◆ **Provided data**
++++++++++++++++++++

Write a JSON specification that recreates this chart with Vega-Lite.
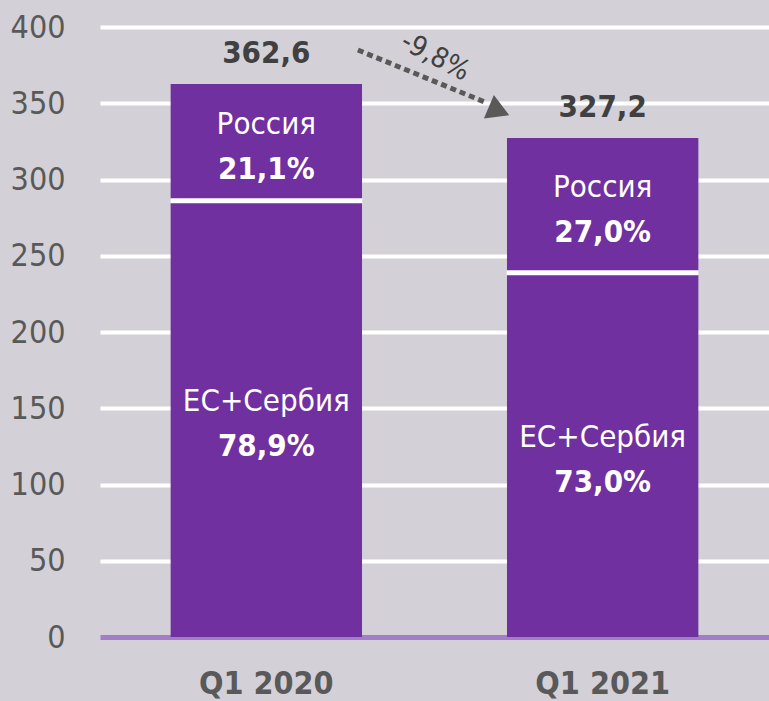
{
  "$schema": "https://vega.github.io/schema/vega-lite/v6.json",
  "width": 669,
  "height": 610,
  "autosize": {"type": "none"},
  "padding": {"left": 100, "top": 27, "right": 0, "bottom": 64},
  "background": "#D3D1D7",
  "config": {"view": {"stroke": null}, "font": "DejaVu Sans Condensed"},
  "datasets": {
    "seg": [
      {"quarter": "Q1 2020", "region": "ЕС+Сербия", "ord": 1, "value": 286.1, "share": "78,9%"},
      {"quarter": "Q1 2020", "region": "Россия", "ord": 2, "value": 76.5, "share": "21,1%"},
      {"quarter": "Q1 2021", "region": "ЕС+Сербия", "ord": 1, "value": 238.9, "share": "73,0%"},
      {"quarter": "Q1 2021", "region": "Россия", "ord": 2, "value": 88.3, "share": "27,0%"}
    ],
    "tot": [
      {"quarter": "Q1 2020", "total": 362.6, "label": "362,6"},
      {"quarter": "Q1 2021", "total": 327.2, "label": "327,2"}
    ],
    "arrow": [{"x": 0.771, "y": 384.9, "x2": 1.157, "y2": 350.2}],
    "head": [{"x": 1.193, "y": 344.9}],
    "chg": [{"x": 1.0015, "y": 380.3, "label": "-9,8%"}]
  },
  "resolve": {"scale": {"x": "independent"}},
  "layer": [
    {
      "encoding": {
        "x": {
          "field": "quarter",
          "type": "nominal",
          "sort": null,
          "scale": {"paddingInner": 0.431, "paddingOuter": 0.21},
          "axis": {
            "title": null,
            "domain": false,
            "ticks": false,
            "labelAngle": 0,
            "labelFontSize": 32,
            "labelFontWeight": "bold",
            "labelColor": "#595959",
            "labelPadding": 31
          }
        }
      },
      "layer": [
        {
          "data": {"name": "seg"},
          "transform": [
            {"stack": "value", "groupby": ["quarter"], "sort": [{"field": "ord"}], "as": ["y0", "y1"]},
            {"calculate": "(datum.y0 + datum.y1) / 2", "as": "mid"}
          ],
          "layer": [
            {
              "mark": {"type": "bar", "color": "#7030A0"},
              "encoding": {
                "y": {
                  "field": "y0",
                  "type": "quantitative",
                  "scale": {"domain": [0, 400], "nice": false},
                  "axis": {
                    "title": null,
                    "domain": false,
                    "ticks": false,
                    "values": [0, 50, 100, 150, 200, 250, 300, 350, 400],
                    "grid": true,
                    "gridColor": {"condition": {"test": "datum.value === 0", "value": "#A47DC9"}, "value": "white"},
                    "gridWidth": {"condition": {"test": "datum.value === 0", "value": 5}, "value": 4},
                    "gridOpacity": 1,
                    "labelFontSize": 32,
                    "labelColor": "#595959",
                    "labelPadding": 35
                  }
                },
                "y2": {"field": "y1"}
              }
            },
            {
              "transform": [{"filter": "datum.ord == 1"}],
              "mark": {"type": "tick", "color": "white", "thickness": 5, "size": 192, "orient": "horizontal", "opacity": 1},
              "encoding": {"y": {"field": "y1", "type": "quantitative"}}
            },
            {
              "mark": {"type": "text", "color": "white", "fontSize": 31, "dy": -8, "baseline": "alphabetic"},
              "encoding": {
                "y": {"field": "mid", "type": "quantitative"},
                "text": {"field": "region"}
              }
            },
            {
              "mark": {"type": "text", "color": "white", "fontSize": 31, "fontWeight": "bold", "dy": 37, "baseline": "alphabetic"},
              "encoding": {
                "y": {"field": "mid", "type": "quantitative"},
                "text": {"field": "share"}
              }
            }
          ]
        },
        {
          "data": {"name": "tot"},
          "mark": {"type": "text", "color": "#404040", "fontSize": 31, "fontWeight": "bold", "dy": -21, "baseline": "alphabetic"},
          "encoding": {
            "y": {"field": "total", "type": "quantitative"},
            "text": {"field": "label"}
          }
        }
      ]
    },
    {
      "encoding": {
        "x": {"field": "x", "type": "quantitative", "scale": {"domain": [0, 2], "nice": false}, "axis": null},
        "y": {"field": "y", "type": "quantitative"}
      },
      "layer": [
        {
          "data": {"name": "arrow"},
          "mark": {"type": "rule", "color": "#595959", "strokeWidth": 5, "strokeDash": [6, 4]},
          "encoding": {"x2": {"field": "x2"}, "y2": {"field": "y2"}}
        },
        {
          "data": {"name": "head"},
          "mark": {"type": "point", "shape": "triangle-right", "filled": true, "color": "#595959", "opacity": 1, "size": 650, "angle": 23}
        },
        {
          "data": {"name": "chg"},
          "mark": {"type": "text", "angle": 28, "fontSize": 28, "color": "#404040"},
          "encoding": {"text": {"field": "label"}}
        }
      ]
    }
  ]
}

++++++++++++++++++++

Repeat the material above word for word and skip every image in it.

◆ **Exercise answer**
Write a JSON specification that recreates this chart with Vega-Lite.
{
  "$schema": "https://vega.github.io/schema/vega-lite/v6.json",
  "width": 669,
  "height": 610,
  "autosize": {"type": "none"},
  "padding": {"left": 100, "top": 27, "right": 0, "bottom": 64},
  "background": "#D3D1D7",
  "config": {"view": {"stroke": null}, "font": "DejaVu Sans Condensed"},
  "datasets": {
    "seg": [
      {"quarter": "Q1 2020", "region": "ЕС+Сербия", "ord": 1, "value": 286.1, "share": "78,9%"},
      {"quarter": "Q1 2020", "region": "Россия", "ord": 2, "value": 76.5, "share": "21,1%"},
      {"quarter": "Q1 2021", "region": "ЕС+Сербия", "ord": 1, "value": 238.9, "share": "73,0%"},
      {"quarter": "Q1 2021", "region": "Россия", "ord": 2, "value": 88.3, "share": "27,0%"}
    ],
    "tot": [
      {"quarter": "Q1 2020", "total": 362.6, "label": "362,6"},
      {"quarter": "Q1 2021", "total": 327.2, "label": "327,2"}
    ],
    "arrow": [{"x": 0.771, "y": 384.9, "x2": 1.157, "y2": 350.2}],
    "head": [{"x": 1.193, "y": 344.9}],
    "chg": [{"x": 1.0015, "y": 380.3, "label": "-9,8%"}]
  },
  "resolve": {"scale": {"x": "independent"}},
  "layer": [
    {
      "encoding": {
        "x": {
          "field": "quarter",
          "type": "nominal",
          "sort": null,
          "scale": {"paddingInner": 0.431, "paddingOuter": 0.21},
          "axis": {
            "title": null,
            "domain": false,
            "ticks": false,
            "labelAngle": 0,
            "labelFontSize": 32,
            "labelFontWeight": "bold",
            "labelColor": "#595959",
            "labelPadding": 31
          }
        }
      },
      "layer": [
        {
          "data": {"name": "seg"},
          "transform": [
            {"stack": "value", "groupby": ["quarter"], "sort": [{"field": "ord"}], "as": ["y0", "y1"]},
            {"calculate": "(datum.y0 + datum.y1) / 2", "as": "mid"}
          ],
          "layer": [
            {
              "mark": {"type": "bar", "color": "#7030A0"},
              "encoding": {
                "y": {
                  "field": "y0",
                  "type": "quantitative",
                  "scale": {"domain": [0, 400], "nice": false},
                  "axis": {
                    "title": null,
                    "domain": false,
                    "ticks": false,
                    "values": [0, 50, 100, 150, 200, 250, 300, 350, 400],
                    "grid": true,
                    "gridColor": {"condition": {"test": "datum.value === 0", "value": "#A47DC9"}, "value": "white"},
                    "gridWidth": {"condition": {"test": "datum.value === 0", "value": 5}, "value": 4},
                    "gridOpacity": 1,
                    "labelFontSize": 32,
                    "labelColor": "#595959",
                    "labelPadding": 35
                  }
                },
                "y2": {"field": "y1"}
              }
            },
            {
              "transform": [{"filter": "datum.ord == 1"}],
              "mark": {"type": "tick", "color": "white", "thickness": 5, "size": 192, "orient": "horizontal", "opacity": 1},
              "encoding": {"y": {"field": "y1", "type": "quantitative"}}
            },
            {
              "mark": {"type": "text", "color": "white", "fontSize": 31, "dy": -8, "baseline": "alphabetic"},
              "encoding": {
                "y": {"field": "mid", "type": "quantitative"},
                "text": {"field": "region"}
              }
            },
            {
              "mark": {"type": "text", "color": "white", "fontSize": 31, "fontWeight": "bold", "dy": 37, "baseline": "alphabetic"},
              "encoding": {
                "y": {"field": "mid", "type": "quantitative"},
                "text": {"field": "share"}
              }
            }
          ]
        },
        {
          "data": {"name": "tot"},
          "mark": {"type": "text", "color": "#404040", "fontSize": 31, "fontWeight": "bold", "dy": -21, "baseline": "alphabetic"},
          "encoding": {
            "y": {"field": "total", "type": "quantitative"},
            "text": {"field": "label"}
          }
        }
      ]
    },
    {
      "encoding": {
        "x": {"field": "x", "type": "quantitative", "scale": {"domain": [0, 2], "nice": false}, "axis": null},
        "y": {"field": "y", "type": "quantitative"}
      },
      "layer": [
        {
          "data": {"name": "arrow"},
          "mark": {"type": "rule", "color": "#595959", "strokeWidth": 5, "strokeDash": [6, 4]},
          "encoding": {"x2": {"field": "x2"}, "y2": {"field": "y2"}}
        },
        {
          "data": {"name": "head"},
          "mark": {"type": "point", "shape": "triangle-right", "filled": true, "color": "#595959", "opacity": 1, "size": 650, "angle": 23}
        },
        {
          "data": {"name": "chg"},
          "mark": {"type": "text", "angle": 28, "fontSize": 28, "color": "#404040"},
          "encoding": {"text": {"field": "label"}}
        }
      ]
    }
  ]
}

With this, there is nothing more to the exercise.